Tale of the Tapes

The Columbine video has a good beat and you can dance to it.

"Maybe this story is going to be a watershed for all of us," she continues, "but I've agonized over it more than anything I've done in my career. The other day in the newsroom, when this was breaking, I told someone, 'I don't ever want to make another Columbine decision the rest of my life.' But the next day, there was another one. And another. And another."


Not long ago, Post scribe Chuck Green announced that he was sick of writing about the JonBenét Ramsey murder, and while his resolve initially seemed weak (mere days after penning those words, he was back on the subject again), he may actually mean it this time. Last week, the dead girls' parents, John and Patsy Ramsey, undid many of the public-relations successes achieved during their recent press blitz ("The John and Patsy Show," March 23) by weaseling out of taking a lie-detector test. But rather than hammering at this development in his April 28 column, Green offered "An Expert at Filling This Space," a column that was either a badly failed attempt at humor or a tortured cry for help.

As nearly as I can tell, the piece is about those times when the ideas stop flowing -- and for Green, that time has clearly come. Consider the following:

"If you think it is difficult to read this stuff, you need to appreciate how hard it is to write it."

"At least you, dear reader, might understand how difficult it is for the writers at this newspaper to win a Pulitzer Prize, since it is a miracle that we can even type our stories on this nsfg syswion [sic]."

"OK, I'm back. I have another three miserable inches to write."

If this is the best you can come up with, Chuck, go ahead and blab about JonBenét again. Because those three inches really were miserable.
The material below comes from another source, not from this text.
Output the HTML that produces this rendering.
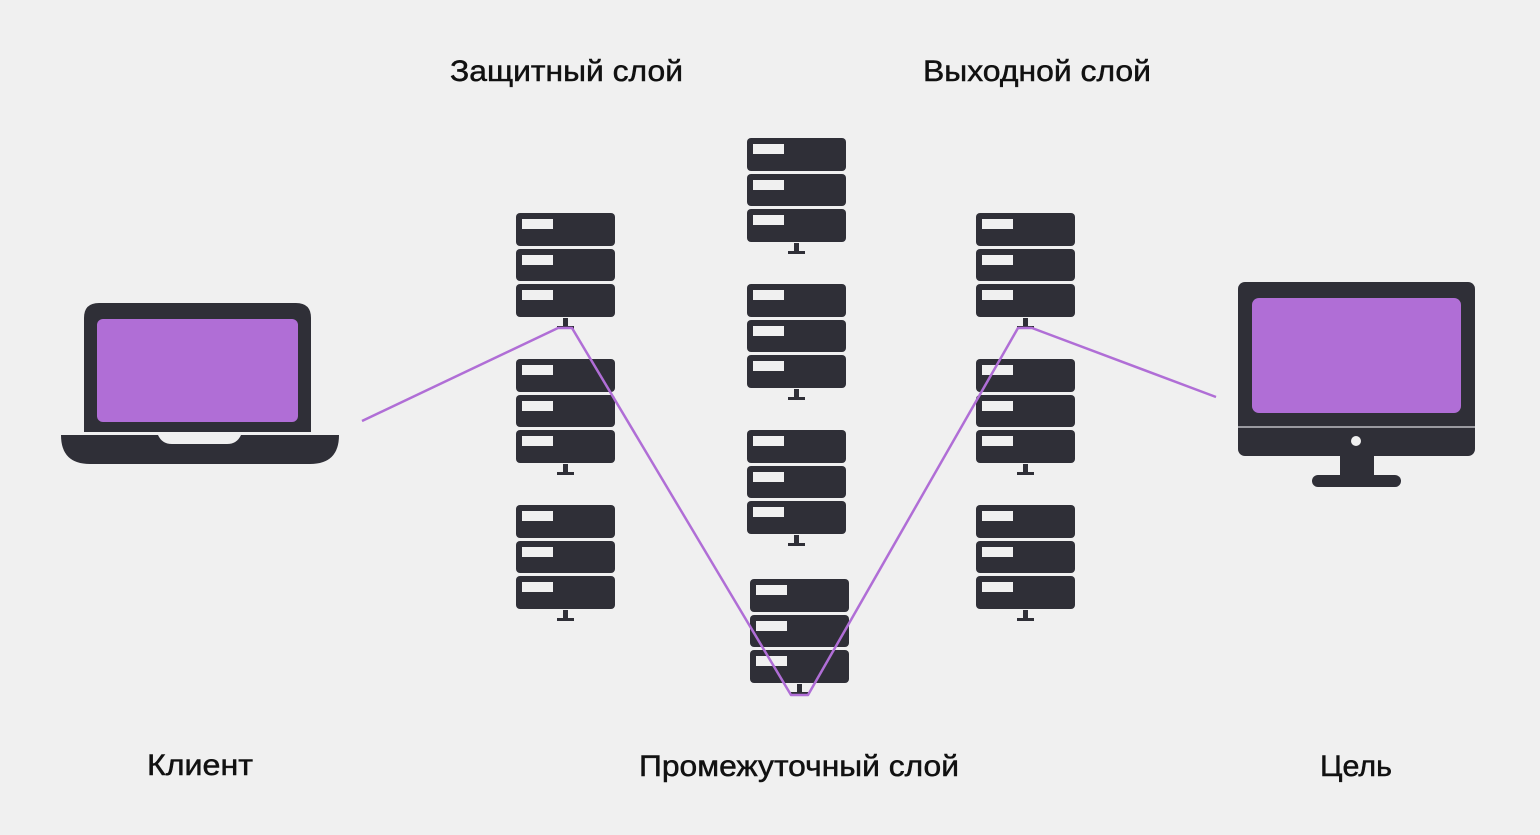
<!DOCTYPE html>
<html><head><meta charset="utf-8"><style>
html,body{margin:0;padding:0;background:#f0f0f0;}
svg{display:block}
text{font-family:"Liberation Sans",sans-serif;font-size:30px;fill:#111;stroke:#111;stroke-width:0.5;}
</style></head><body>
<svg width="1540" height="835" viewBox="0 0 1540 835" xmlns="http://www.w3.org/2000/svg">
<defs>
<g id="srv">
<rect x="0" y="0" width="99" height="33" rx="4" fill="#2f2f37"/>
<rect x="0" y="36" width="99" height="32" rx="4" fill="#2f2f37"/>
<rect x="0" y="71" width="99" height="33" rx="4" fill="#2f2f37"/>
<rect x="6" y="6" width="31" height="10" fill="#f0f0f0"/>
<rect x="6" y="42" width="31" height="10" fill="#f0f0f0"/>
<rect x="6" y="77" width="31" height="10" fill="#f0f0f0"/>
<rect x="47" y="105" width="5" height="9" fill="#2f2f37"/>
<rect x="41" y="113" width="17" height="3" fill="#2f2f37"/>
</g>
</defs>
<rect width="1540" height="835" fill="#f0f0f0"/>
<text x="450" y="81" textLength="233" lengthAdjust="spacingAndGlyphs">Защитный слой</text>
<text x="923" y="81" textLength="228" lengthAdjust="spacingAndGlyphs">Выходной слой</text>
<text x="147" y="775" textLength="106" lengthAdjust="spacingAndGlyphs">Клиент</text>
<text x="639" y="776" textLength="320" lengthAdjust="spacingAndGlyphs">Промежуточный слой</text>
<text x="1320" y="776" textLength="72" lengthAdjust="spacingAndGlyphs">Цель</text>

<use href="#srv" x="516" y="213"/>
<use href="#srv" x="516" y="359"/>
<use href="#srv" x="516" y="505"/>
<use href="#srv" x="747" y="138"/>
<use href="#srv" x="747" y="284"/>
<use href="#srv" x="747" y="430"/>
<use href="#srv" x="750" y="579"/>
<use href="#srv" x="976" y="213"/>
<use href="#srv" x="976" y="359"/>
<use href="#srv" x="976" y="505"/>

<!-- laptop -->
<path d="M84 432 V318 Q84 303 99 303 H296 Q311 303 311 318 V432 Z" fill="#2f2f37"/>
<rect x="97" y="319" width="201" height="103" rx="6" fill="#b06ed6"/>
<path d="M61 435 H158 Q162 444 172 444 H227 Q237 444 241 435 H339 Q339 464 310 464 H90 Q61 464 61 435 Z" fill="#2f2f37"/>

<!-- monitor -->
<rect x="1238" y="282" width="237" height="174" rx="7" fill="#2f2f37"/>
<rect x="1252" y="298" width="209" height="115" rx="7" fill="#b06ed6"/>
<rect x="1238" y="426" width="237" height="2" fill="#9a9aa0"/>
<circle cx="1356" cy="441" r="5" fill="#f0f0f0"/>
<rect x="1340" y="455" width="34" height="22" fill="#2f2f37"/>
<rect x="1312" y="475" width="89" height="12" rx="6" fill="#2f2f37"/>

<polyline points="362,421 558,328 572,328 791,695 808,695 1018,328 1032,328 1216,397" fill="none" stroke="#b06ed6" stroke-width="2.5" stroke-linejoin="round"/>
</svg>
</body></html>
The latest report from the Audit Bureau of Circulations, issued May 1 for the six-month period ending March 31, shows Green's paper growing more slowly than its rival. The News's numbers went up by almost 90,000 copies in both the daily and Sunday categories as opposed to the Post's 43,000 daily increase and 35,000 Sunday boost. In "Record Gains Reported in Post Circulation," its spin-happy article on the report, the Post attempted to belittle the News's accomplishment by noting that it's practically giving away its paper via bargain subscriptions, even though the Post intermittently engages in nearly identical practices. As for the News's counterpart piece, "News Outgains Post Again, Becomes State's Largest Newspaper," it contains a quote from industry analyst James Marsh -- "The News needs to demonstrate to investors that it can convert those numbers into profits" -- that suggests these gains have come at the cost of an ocean of red ink.

Meanwhile, there continue to be doubts about whether anyone is actually reading all these extra papers. Both circulation departments regularly charge each other with dumping copies, and reports from Boulder suggest that many students at the University of Colorado who signed up for cheap subscriptions don't even bother to pick the damn things up, creating an unsightly mess all over the campus.

Is it news or is it litter? You be the judge.